One of the groups that it is most socially acceptable to stereotype, mock and despise in US culture today is the rural poor white people sometimes called “rednecks” or “hillbillies,” insulted as “white trash.” If you doubt how bad this prejudice is, check out these vicious comments under a web post about redneck reality TV.
Try substituting a term for any ethnic group, gender, religion or disability for “redneck” in those comments – how would readers react to such hatefulness? Many people who would bite their tongues and stifle such hostile language about other social groups seem to feel free to spew vitriol and even violent intentions towards “rednecks,” “hillbillies,” members of evangelical Christian churches and poor white people in general.
So (spoiler alert for Episode 9) when the television series makers need someone to instigate homophobic harassment against lesbian and bisexual prisoners, and even worse (spoiler alert for Episodes 12 and 13), when they need to create a cliffhanger at the end of Season One with someone threatening Piper’s life, guess who they turn to? Pennsatucky, of course.
In a jumble of sometimes contradictory stereotypes, Pennsatucky, played by Taryn Manning, is at various times a gifted faith healer who speaks in tongues, a homophobe, an anti-abortion zealot, a meth addict, mentally ill, and eventually a violent psychopath. The makers of the show clearly got their only images of rural poor white people directly from the movie “Deliverance.”
While a few villains also appear among the show’s portrayals of lesbians, African Americans, Latinas, men, and college-educated and solid-working-class white women, in each of those categories there are a variety of admirable or just quirky characters as well – a healthy mix. But all the other poor whites in the series are similarly dim-witted lank-hair white extremist Christians who collude with Pennsatucky’s evil deeds.
How can we make this stereotype socially unacceptable? What can we learn from the fairly successful historical efforts to stigmatize certain hate-language against African Americans, women and LGBT people?
One thing I know about how bigotry diminishes is that redneck-bashers need to hear over and over, from many people, how unacceptable their prejudice is. One step I can take is to post the link to this post on Metacritic. Is there a step you can take?
Hi Betsy, I agree with you.
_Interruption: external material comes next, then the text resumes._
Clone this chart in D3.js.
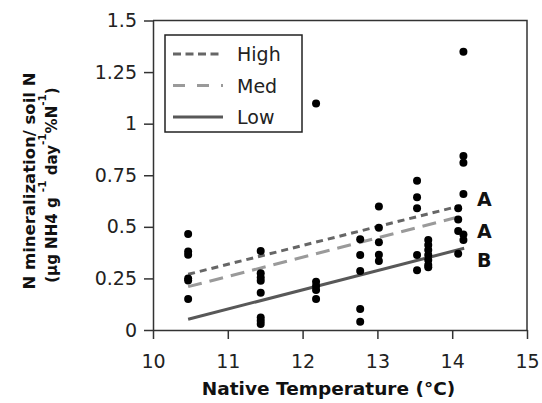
<!DOCTYPE html>
<html>
<head>
<meta charset="utf-8">
<script src="https://cdn.jsdelivr.net/npm/d3@7"></script>
<style>
  body { margin: 0; background: #fff; }
  svg { font-family: 'DejaVu Sans', sans-serif; }
  .axis path, .axis line { stroke: #333; stroke-width: 1.5; }
  .axis text { font-size: 19px; fill: #222; font-family: 'DejaVu Sans', sans-serif; }
</style>
</head>
<body>
<svg width="542" height="403"></svg>
<script>
  // sites (native temperature) and the measured values at each
  const siteTemps = [10.47, 11.44, 12.18, 12.77, 13.02, 13.53, 13.68, 14.08, 14.15];
  const siteValues = [
    [0.465, 0.38, 0.365, 0.25, 0.24, 0.15],
    [0.383, 0.275, 0.255, 0.239, 0.181, 0.061, 0.045, 0.029],
    [1.098, 0.234, 0.213, 0.194, 0.15],
    [0.44, 0.363, 0.286, 0.102, 0.04],
    [0.598, 0.496, 0.425, 0.365, 0.335],
    [0.723, 0.643, 0.59, 0.363, 0.29],
    [0.436, 0.412, 0.388, 0.363, 0.339, 0.315, 0.304],
    [0.59, 0.535, 0.48, 0.37],
    [1.348, 0.843, 0.81, 0.659, 0.463, 0.436]
  ];

  // fitted lines: [x0, x1], [y0, y1]
  const seriesNames = ["High", "Med", "Low"];
  const fitX = [[10.47, 14.12], [10.47, 14.16], [10.47, 14.16]];
  const fitY = [[0.27, 0.603], [0.21, 0.555], [0.052, 0.396]];

  const groupLetters = ["A", "A", "B"];
  const letterValues = [0.6, 0.445, 0.305];

  const xTicks = [10, 11, 12, 13, 14, 15];
  const yTicks = [0, 0.25, 0.5, 0.75, 1, 1.25, 1.5];

  const lineStyles = {
    High: { color: "#666", dash: "7,5", legendDash: "8,4.5" },
    Med: { color: "#9a9a9a", dash: "14,8", legendDash: "12,12" },
    Low: { color: "#585858", dash: null, legendDash: null }
  };

  const svg = d3.select("svg");
  const plotLeft = 153, plotRight = 527, plotTop = 20.5, plotBottom = 330;

  const x = d3.scaleLinear().domain([10, 15]).range([plotLeft, plotRight]);
  const y = d3.scaleLinear().domain([0, 1.5]).range([plotBottom, plotTop]);

  // frame (top and right)
  svg.append("path")
    .attr("d", `M${plotLeft},${plotTop}H${plotRight}V${plotBottom}`)
    .attr("fill", "none")
    .attr("stroke", "#333")
    .attr("stroke-width", 1.5);

  svg.append("g")
    .attr("class", "axis")
    .attr("transform", `translate(0,${plotBottom})`)
    .call(d3.axisBottom(x).tickValues(xTicks).tickSize(9).tickSizeOuter(0).tickPadding(16)
      .tickFormat(d3.format("d")));

  svg.append("g")
    .attr("class", "axis")
    .attr("transform", `translate(${plotLeft},0)`)
    .call(d3.axisLeft(y).tickValues(yTicks).tickSize(9).tickSizeOuter(0).tickPadding(7)
      .tickFormat(d3.format("")));

  // fit lines
  seriesNames.forEach((name, i) => {
    const st = lineStyles[name];
    svg.append("line")
      .attr("x1", x(fitX[i][0])).attr("x2", x(fitX[i][1]))
      .attr("y1", y(fitY[i][0])).attr("y2", y(fitY[i][1]))
      .attr("stroke", st.color)
      .attr("stroke-width", 3)
      .attr("stroke-dasharray", st.dash);
  });

  // points
  const points = siteTemps.flatMap((t, i) => siteValues[i].map(v => ({ t, v })));
  svg.append("g")
    .selectAll("circle")
    .data(points)
    .join("circle")
    .attr("cx", d => x(d.t))
    .attr("cy", d => y(d.v))
    .attr("r", 4)
    .attr("fill", "#000");

  // group letters
  svg.append("g")
    .selectAll("text")
    .data(groupLetters)
    .join("text")
    .attr("x", x(14.33))
    .attr("y", (d, i) => y(letterValues[i]))
    .attr("font-size", 19)
    .attr("font-weight", "bold")
    .attr("fill", "#111")
    .text(d => d);

  // legend
  const legend = svg.append("g");
  legend.append("rect")
    .attr("x", 165).attr("y", 35)
    .attr("width", 137).attr("height", 97)
    .attr("fill", "#fff")
    .attr("stroke", "#222")
    .attr("stroke-width", 1.5);
  seriesNames.forEach((name, i) => {
    const st = lineStyles[name];
    const ly = 54 + i * 31.5;
    legend.append("line")
      .attr("x1", 173).attr("x2", 223)
      .attr("y1", ly).attr("y2", ly)
      .attr("stroke", st.color)
      .attr("stroke-width", 3)
      .attr("stroke-dasharray", st.legendDash);
    legend.append("text")
      .attr("x", 237).attr("y", ly + 7)
      .attr("font-size", 19)
      .attr("fill", "#222")
      .text(name);
  });

  // axis titles
  svg.append("text")
    .attr("x", 328.5)
    .attr("y", 395)
    .attr("text-anchor", "middle")
    .attr("font-size", 18.5)
    .attr("font-weight", "bold")
    .attr("fill", "#111")
    .text("Native Temperature (°C)");

  const yTitle = svg.append("g")
    .attr("transform", "translate(35,181) rotate(-90)");
  yTitle.append("text")
    .attr("text-anchor", "middle")
    .attr("font-size", 16.5)
    .attr("font-weight", "bold")
    .attr("fill", "#111")
    .text("N mineralization/ soil N");
  const t2 = yTitle.append("text")
    .attr("y", 22)
    .attr("x", -4)
    .attr("text-anchor", "middle")
    .attr("font-size", 15)
    .attr("font-weight", "bold")
    .attr("fill", "#111");
  t2.append("tspan").text("(µg NH4 g ");
  t2.append("tspan").attr("dy", -11).attr("font-size", 10.5).text("-1");
  t2.append("tspan").attr("dy", 11).text(" day");
  t2.append("tspan").attr("dy", -11).attr("font-size", 10.5).text("-1");
  t2.append("tspan").attr("dy", 11).text("%N");
  t2.append("tspan").attr("dy", -11).attr("font-size", 10.5).text("-1");
  t2.append("tspan").attr("dy", 11).text(")");
</script>
</body>
</html>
I saw an interview with Jenji Kohan (previously of Weeds, who is also in charge of Orange) and got the impression that in general, she’s progressive. Clearly, like most of us, she has blind spots when it comes to class. I wonder if you could send your essay to her – if I’m right about her overall values, she might be receptive to your argument.
Joanne T
Hello,
I’ve read the book, watched the series, and grew up in a blue collar family in a rural area. On top of that my training and background are in criminal law, but I no longer work in that field. I thought I would chime in on this topic.
Here are my thoughts.
(1) The book and series deal with the federal system. In the federal system you have a lot more people from the middle and upper middle classes than in the state system due to the types of offenses that exist in the federal system.
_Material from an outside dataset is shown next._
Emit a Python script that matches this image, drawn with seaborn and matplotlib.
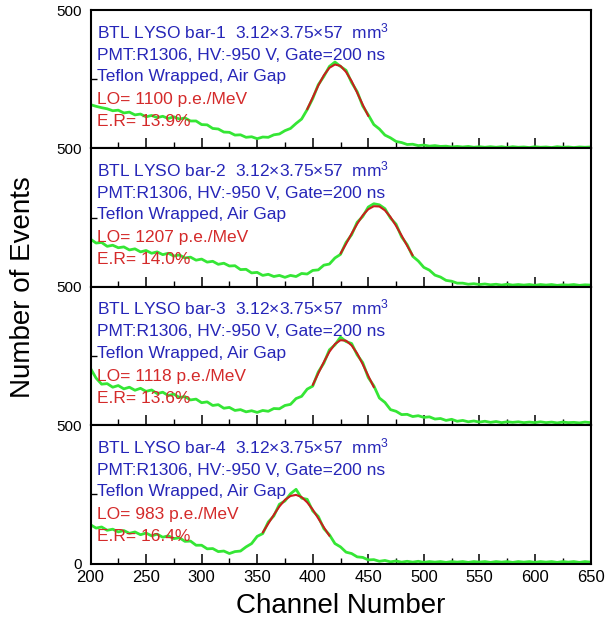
import numpy as np
import pandas as pd
import matplotlib
matplotlib.use("Agg")
import matplotlib.pyplot as plt
from matplotlib.ticker import MultipleLocator, FixedLocator
import seaborn as sns

# ---------------- data ----------------
channels = list(range(200, 651, 5))

bar1_counts = [158, 152, 147, 143, 136, 138, 128, 131, 121, 124,
               114, 119, 111, 116, 108, 114, 106, 110, 99, 99,
               86, 85, 72, 70, 59, 58, 48, 49, 40, 42,
               35, 41, 40, 49, 52, 64, 72, 90, 106, 140,
               180, 230, 260, 296, 312, 296, 282, 238, 205, 153,
               121, 86, 70, 48, 38, 25, 21, 14, 15, 10,
               12, 8, 10, 7, 8, 5, 7, 5, 7, 4,
               6, 4, 6, 4, 6, 3, 6, 4, 5, 3,
               6, 4, 5, 3, 6, 4, 5, 3, 5, 4,
               5]
bar2_counts = [172, 158, 160, 146, 150, 141, 144, 133, 137, 126,
               131, 121, 126, 116, 121, 111, 115, 104, 107, 96,
               100, 89, 92, 81, 85, 75, 76, 62, 63, 50,
               52, 41, 45, 37, 41, 34, 41, 37, 48, 46,
               59, 61, 78, 82, 104, 117, 160, 188, 233, 254,
               288, 300, 296, 282, 248, 226, 180, 152, 110, 93,
               70, 60, 42, 35, 23, 20, 13, 13, 9, 11,
               8, 10, 7, 9, 6, 9, 6, 8, 6, 8,
               5, 8, 6, 8, 5, 7, 6, 8, 5, 7,
               6]
bar3_counts = [205, 170, 148, 150, 137, 143, 131, 137, 126, 133,
               122, 127, 114, 119, 107, 112, 100, 103, 91, 94,
               81, 84, 71, 74, 61, 64, 53, 56, 48, 52,
               46, 53, 50, 60, 59, 71, 75, 96, 104, 130,
               141, 192, 224, 272, 290, 318, 302, 295, 254, 226,
               172, 142, 98, 82, 56, 50, 38, 39, 31, 34,
               28, 30, 22, 24, 17, 21, 14, 17, 12, 15,
               11, 14, 10, 13, 9, 12, 10, 12, 9, 11,
               9, 12, 9, 11, 8, 11, 9, 10, 8, 11,
               9]
bar4_counts = [140, 128, 132, 120, 124, 114, 119, 109, 114, 104,
               110, 100, 106, 95, 100, 90, 93, 80, 81, 66,
               66, 53, 54, 43, 45, 36, 43, 45, 60, 72,
               98, 108, 150, 172, 214, 226, 252, 268, 236, 232,
               190, 170, 126, 104, 72, 60, 41, 36, 24, 22,
               13, 14, 8, 11, 6, 9, 5, 8, 5, 8,
               4, 7, 5, 7, 4, 7, 5, 7, 4, 7,
               5, 7, 4, 7, 5, 7, 4, 7, 5, 7,
               4, 7, 5, 7, 4, 7, 5, 7, 4, 7,
               5]

fit1_x = [395, 400, 405, 410, 415, 420, 425, 430, 435, 440, 445, 450]
fit1_y = [141, 184, 227, 264, 291, 303, 298, 276, 243, 201, 158, 117]
fit2_x = [425, 430, 435, 440, 445, 450, 455, 460, 465, 470, 475, 480, 485, 490]
fit2_y = [120, 155, 192, 227, 258, 280, 291, 290, 276, 252, 220, 185, 148, 113]
fit3_x = [400, 405, 410, 415, 420, 425, 430, 435, 440, 445, 450, 455]
fit3_y = [145, 187, 228, 265, 293, 307, 305, 288, 259, 220, 178, 137]
fit4_x = [355, 360, 365, 370, 375, 380, 385, 390, 395, 400, 405, 410, 415]
fit4_y = [112, 144, 176, 206, 230, 244, 248, 240, 221, 195, 163, 131, 100]

bar_names = ["bar-1", "bar-2", "bar-3", "bar-4"]
light_output = ["1100", "1207", "1118", "983"]
energy_res = ["13.9%", "14.0%", "13.6%", "16.4%"]

x_ticks = [200, 250, 300, 350, 400, 450, 500, 550, 600, 650]

spectra = [bar1_counts, bar2_counts, bar3_counts, bar4_counts]
fits = [(fit1_x, fit1_y), (fit2_x, fit2_y), (fit3_x, fit3_y), (fit4_x, fit4_y)]

# ---------------- style ----------------
sns.set_theme(style="ticks")
plt.rcParams["font.family"] = ["Liberation Sans", "DejaVu Sans"]
plt.rcParams["mathtext.fontset"] = "custom"
plt.rcParams["mathtext.rm"] = "Liberation Sans"
plt.rcParams["mathtext.it"] = "Liberation Sans"
plt.rcParams["text.color"] = "black"
plt.rcParams["xtick.color"] = "black"
plt.rcParams["ytick.color"] = "black"
plt.rcParams["xtick.labelcolor"] = "black"
plt.rcParams["ytick.labelcolor"] = "black"

GREEN = "#35e635"
FITRED = "#c81e1e"
BLUE = "#2626b8"
TXTRED = "#d42a2a"

W, H = 606, 623
fig = plt.figure(figsize=(W / 100, H / 100), dpi=100)

left_px, right_px, top_px, bot_px = 90.5, 590.5, 10.0, 563.5
ph = (bot_px - top_px) / 4.0

for i in range(4):
    y_top = top_px + i * ph
    ax = fig.add_axes([left_px / W, 1 - (y_top + ph) / H,
                       (right_px - left_px) / W, ph / H])
    df = pd.DataFrame({"channel": channels, "counts": spectra[i]})
    sns.lineplot(data=df, x="channel", y="counts", ax=ax, color=GREEN,
                 lw=2.0, estimator=None)
    fdf = pd.DataFrame({"channel": fits[i][0], "counts": fits[i][1]})
    sns.lineplot(data=fdf, x="channel", y="counts", ax=ax, color=FITRED,
                 lw=1.5, estimator=None)

    ax.set_xlim(200, 650)
    ax.set_ylim(0, 500)
    ax.set_xlabel("")
    ax.set_ylabel("")
    ax.xaxis.set_major_locator(FixedLocator(x_ticks))
    ax.xaxis.set_minor_locator(MultipleLocator(25))
    ax.set_yticks([0, 500])
    ax.yaxis.set_minor_locator(FixedLocator([250]))
    if i < 3:
        ax.set_yticklabels(["", "500"])
        ax.tick_params(axis="x", labelbottom=False)
    else:
        ax.set_yticklabels(["0", "500"])
        ax.set_xticklabels([str(v) for v in x_ticks])
    ax.tick_params(which="both", direction="in", top=False, right=False,
                   color="black", labelcolor="black")
    ax.tick_params(axis="x", which="major", length=7, width=1.1,
                   labelsize=12, pad=5)
    ax.tick_params(axis="x", which="minor", length=4, width=1.0)
    ax.tick_params(axis="y", which="major", length=0, labelsize=11, pad=6)
    ax.tick_params(axis="y", which="minor", length=4, width=1.0)
    for s in ax.spines.values():
        s.set_linewidth(1.5)
        s.set_color("black")
        s.set_visible(True)

    lines = [
        (f"BTL LYSO {bar_names[i]}  3.12\u00d73.75\u00d757  mm$^3$", BLUE),
        ("PMT:R1306, HV:-950 V, Gate=200 ns", BLUE),
        ("Teflon Wrapped, Air Gap", BLUE),
        (f"LO= {light_output[i]} p.e./MeV", TXTRED),
        (f"E.R= {energy_res[i]}", TXTRED),
    ]
    offs = [28, 49.5, 71, 94, 116]
    for (txt, col), o in zip(lines, offs):
        ax.text(6.8 / (right_px - left_px), 1 - o / ph, txt, color=col,
                fontsize=12.5, transform=ax.transAxes, va="baseline",
                ha="left")

fig.text(23 / W, 1 - 287 / H, "Number of Events", rotation=90,
         fontsize=20, ha="center", va="center", color="black")
fig.text(340.5 / W, 1 - 613 / H, "Channel Number", fontsize=20,
         ha="center", va="baseline", color="black")

fig.savefig("out.png", dpi=100)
(2) As someone who grew up in an area with a lot of “Rednecks”, I am not going to jump in and defend them. I do not and will never consider them to be a group on par with african americans, homosexuals, religious minorities, women, or other protected classes that have faced very real and very unfortunate discrimination. I view them as a sub-culture among the working class.
(3) I don’t particularly think the Pennsatucky character is entirely classist or offensive. I don’t care for stereotyping because it is wrong, and it does paint a wrong and harmful picture about people that are different than we are. However, Pennsatucky is very representative of white females that are in jails and prisons, perhaps more than most of the other characters. She is a poor, rather uneducated young woman who clearly had drug problems.
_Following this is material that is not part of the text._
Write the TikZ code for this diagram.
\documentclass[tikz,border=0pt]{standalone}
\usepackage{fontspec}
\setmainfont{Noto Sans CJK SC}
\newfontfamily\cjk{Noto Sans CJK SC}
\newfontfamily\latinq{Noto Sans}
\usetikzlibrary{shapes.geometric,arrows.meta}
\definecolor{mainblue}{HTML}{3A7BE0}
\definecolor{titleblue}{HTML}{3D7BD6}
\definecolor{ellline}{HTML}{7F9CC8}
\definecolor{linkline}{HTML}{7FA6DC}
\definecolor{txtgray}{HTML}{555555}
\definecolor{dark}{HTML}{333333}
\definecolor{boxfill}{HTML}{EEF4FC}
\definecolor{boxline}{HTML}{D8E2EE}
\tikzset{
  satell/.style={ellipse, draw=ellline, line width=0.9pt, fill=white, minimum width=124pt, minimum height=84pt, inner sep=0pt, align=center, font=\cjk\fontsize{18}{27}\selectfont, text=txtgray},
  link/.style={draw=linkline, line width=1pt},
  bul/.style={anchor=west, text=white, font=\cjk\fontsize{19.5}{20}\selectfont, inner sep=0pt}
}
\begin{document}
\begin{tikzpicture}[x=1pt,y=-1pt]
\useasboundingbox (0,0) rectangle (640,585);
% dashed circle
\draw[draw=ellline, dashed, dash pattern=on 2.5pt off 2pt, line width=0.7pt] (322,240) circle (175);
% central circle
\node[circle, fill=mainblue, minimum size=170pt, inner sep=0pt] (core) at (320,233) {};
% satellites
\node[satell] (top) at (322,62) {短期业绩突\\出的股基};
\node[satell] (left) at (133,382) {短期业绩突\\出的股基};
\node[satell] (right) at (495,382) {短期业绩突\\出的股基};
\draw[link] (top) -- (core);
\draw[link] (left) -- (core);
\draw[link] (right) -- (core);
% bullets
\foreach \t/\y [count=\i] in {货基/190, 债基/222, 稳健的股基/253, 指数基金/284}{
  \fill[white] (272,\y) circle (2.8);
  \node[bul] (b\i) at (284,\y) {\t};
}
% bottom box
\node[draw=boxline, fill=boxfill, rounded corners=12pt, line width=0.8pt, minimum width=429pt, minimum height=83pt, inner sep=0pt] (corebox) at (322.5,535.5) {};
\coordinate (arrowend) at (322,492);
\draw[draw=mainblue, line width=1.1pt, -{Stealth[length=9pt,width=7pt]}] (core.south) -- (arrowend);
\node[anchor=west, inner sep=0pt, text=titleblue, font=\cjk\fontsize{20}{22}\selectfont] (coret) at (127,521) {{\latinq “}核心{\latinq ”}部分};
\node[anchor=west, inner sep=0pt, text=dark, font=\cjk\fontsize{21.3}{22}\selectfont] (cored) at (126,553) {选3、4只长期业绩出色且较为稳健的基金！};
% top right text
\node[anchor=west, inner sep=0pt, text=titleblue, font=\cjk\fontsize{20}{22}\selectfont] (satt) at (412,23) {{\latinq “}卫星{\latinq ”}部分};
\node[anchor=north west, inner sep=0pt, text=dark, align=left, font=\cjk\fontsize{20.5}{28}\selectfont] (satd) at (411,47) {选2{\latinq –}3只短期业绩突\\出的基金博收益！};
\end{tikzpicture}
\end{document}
(4) As for stereotyping in general, I don’t care for it. I particularly dislike that most of the time when a character is a rural working class person, they are portrayed as a redneck, hick, or hillbilly. It bothers me because doing that makes it just that much harder for those of us from a rural blue collar background to make it because most people now have the idea that almost everyone from that background is straight out of Honey Boo Boo.
It’s just indicative of the inherent hypocrisy of the entertainment industry. I enjoy the series because the characters and stories hold my interest, but the anti-poor stereotypes are banal and predictable. Perhaps certain members involved in the entertainment industry slur minorities in private but realize it’s taboo to do so in public, so they use “flyover” people as whipping boys, to insult in ways that wouldn’t be tolerated if they were minorities, since doing so won’t endanger their careers. Most people recognize the double standards very well.